Nigerians are so caught up in self: self-enrichment, self-gratification and self-aggrandizement to sacrifice for anything transcendental, sublime or that does not readily pander to their immediate personal gains. Fela Anikulapo Kuti, in one of his songs, Sorrow, Tears and Blood, lucidly captured the mindset of the average Nigerian, that of unmitigated cowardice. It is cowardice borne out of self-absorption, a prepossession with narrow, pedestrian self interests and goals, and the consequent inability to commit to anything that does not readily and directly benefit him, especially materially. So, the average Nigerian is so terrified to take a stand in defense of his right, the public good and other lofty issues of life. His rationalizes his cowardice, according to the lyrics of Fela’s song, by: I no wan die, I no wan wound, mama dey for house, I get one child, I wan enjoy, etc.

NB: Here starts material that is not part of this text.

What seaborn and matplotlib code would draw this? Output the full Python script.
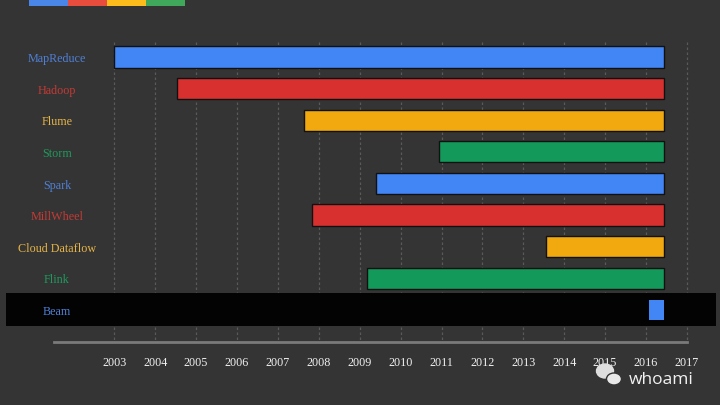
import matplotlib
matplotlib.use("Agg")
import matplotlib.pyplot as plt
import seaborn as sns
import pandas as pd
from matplotlib.patches import Ellipse

# ---- data ----
projects = ["MapReduce", "Hadoop", "Flume", "Storm", "Spark",
            "MillWheel", "Cloud Dataflow", "Flink", "Beam"]
start_year = [2003.0, 2004.54, 2007.64, 2010.94, 2009.40,
              2007.83, 2013.55, 2009.17, 2016.07]
end_year = [2016.45, 2016.45, 2016.45, 2016.45, 2016.45,
            2016.45, 2016.45, 2016.45, 2016.45]
years = list(range(2003, 2018))
strip_labels = ["blue", "red", "yellow", "green"]

BG = "#343434"
bar_palette = {"blue": "#4285F4", "red": "#D8302F", "yellow": "#F2A90F", "green": "#13995A"}
label_palette = {"blue": "#4F80D6", "red": "#C43A34", "yellow": "#E6B447", "green": "#1F9A5C"}
strip_palette = ["#4A86E8", "#E84C3D", "#FBBC1C", "#3FA85A"]
row_color = ["blue", "red", "yellow", "green", "blue", "red", "yellow", "green", "blue"]

df = pd.DataFrame({"project": projects, "start": start_year, "end": end_year,
                   "color": row_color})
df["duration"] = df["end"] - df["start"]

sns.set_theme(style="dark", rc={"axes.facecolor": BG, "figure.facecolor": BG})

fig = plt.figure(figsize=(7.2, 4.05), dpi=100)
fig.patch.set_facecolor(BG)
# main axes: full width, from bottom y px 342 to top
ax = fig.add_axes([0, 1 - 342 / 405, 1, 342 / 405])
ax.set_facecolor(BG)

ax.set_xlim(2000.205, 2017.809)
ax.set_ylim(9.019, -1.804)

# highlight band for Beam
beam_i = projects.index("Beam")
ax.axhspan(beam_i - 0.53, beam_i + 0.51, xmin=6 / 720, xmax=716 / 720,
           color="#030303", zorder=2, lw=0)

# vertical dotted gridlines
ax.vlines(years, -0.475, 8.956, colors="#5a5a5a", linestyles=(0, (2, 2)),
          linewidth=0.9, zorder=1)

# bars
for i, row in df.iterrows():
    is_beam = row["project"] == "Beam"
    ax.barh(i, row["duration"], left=row["start"],
            height=0.63 if is_beam else 0.665,
            color=bar_palette[row["color"]],
            edgecolor="none" if is_beam else "#111111",
            linewidth=1.0, zorder=3)

# category labels
ytr = ax.get_yaxis_transform()
for i, (name, c) in enumerate(zip(projects, row_color)):
    ax.text(57 / 720, i + 0.07, name, transform=ytr, ha="center", va="center",
            fontsize=8.7, family="Liberation Serif", color=label_palette[c], zorder=4)

# x axis
for s in ["top", "left", "right"]:
    ax.spines[s].set_visible(False)
ax.spines["bottom"].set_visible(True)
ax.spines["bottom"].set_color("#7a7a7a")
ax.spines["bottom"].set_linewidth(2)
ax.spines["bottom"].set_bounds(2001.53, 2016.99)
ax.set_yticks([])
ax.set_xticks(years)
ax.set_xticklabels([str(y) for y in years], family="Liberation Serif",
                   fontsize=8.7, color="#f0f0f0")
ax.tick_params(axis="x", direction="out", length=2.5, width=1.5,
               color="#dddddd", pad=8.2)
ax.grid(False)

# top colour strip
sax = fig.add_axes([29 / 720, 1 - 6 / 405, 156 / 720, 6 / 405])
sax.barh([0] * len(strip_labels), [1] * len(strip_labels),
         left=list(range(len(strip_labels))), height=1.0,
         color=strip_palette, linewidth=0)
sax.set_xlim(0, len(strip_labels))
sax.set_ylim(-0.5, 0.5)
sax.axis("off")

# watermark
W, H = 720, 405
fig.text(694 / W, 1 - 384 / H, "whoami", ha="right", va="baseline",
         fontsize=12.5, family="Open Sans", color="#f2f2f2")
fig.patches.append(Ellipse((605 / W, 1 - 371 / H), 17 / W, 14 / H,
                           transform=fig.transFigure, color="#dedede", zorder=5))
fig.patches.append(Ellipse((614 / W, 1 - 379 / H), 15 / W, 12 / H,
                           transform=fig.transFigure, color="#e8e8e8", zorder=6,
                           ec=BG, lw=1))

fig.savefig("out.png", dpi=100, facecolor=BG)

However, the fearfulness of the average Nigeria does not make impossible a campaign against this monstrous elite class unsurpassed in its lamentable catalog of arrogance, greed, and theft,  because the people, no matter their number, strength and motivating righteous anger, cannot get anything done unless they are led. It is leadership that galvanizes and channels a people’s courage, strength and will. So, to break down this anachronistic social structure and give every Nigerian an equal opportunity to share in the wealth of this country and guarantee his right to be treated with respect and dignity in their own country, the people need leadership. To lead such a movement, the leader must be a brave and principled man, a man governed by courage and absolute commitment to the cause to the point that even the prospect of his death in the struggle will not matter to him. In making the same point, Mohandas Gandhi stated, “only if I die for India shall I know that I was fit to live”. Martin Luther King Jr. the most prominent leader in the Black American movement for equality, made a similar point when he said, “I have conquered the fear of death”.

So far, in scouring the Nigerian horizon, I see no man that can offer this desperately needed leadership, that leader who believes that only if he dies for Nigeria shall he know that he was fit to live or that leader who in the full transport of his messianic mission will conquer the fear of death. Although Nigeria is teeming with these loquacious and flamboyant political activists and social critics, like Gani Fawhwemi, Wole Soyinka, etc., I do not believe that any of them has the moral courage and selflessness to truly lead the movement to restore this country to its people. To me, they all come across as a bunch of opportunists angling for their own piece of the pie.  

Tochukwu Ezukanma writes from Lagos, Nigeria.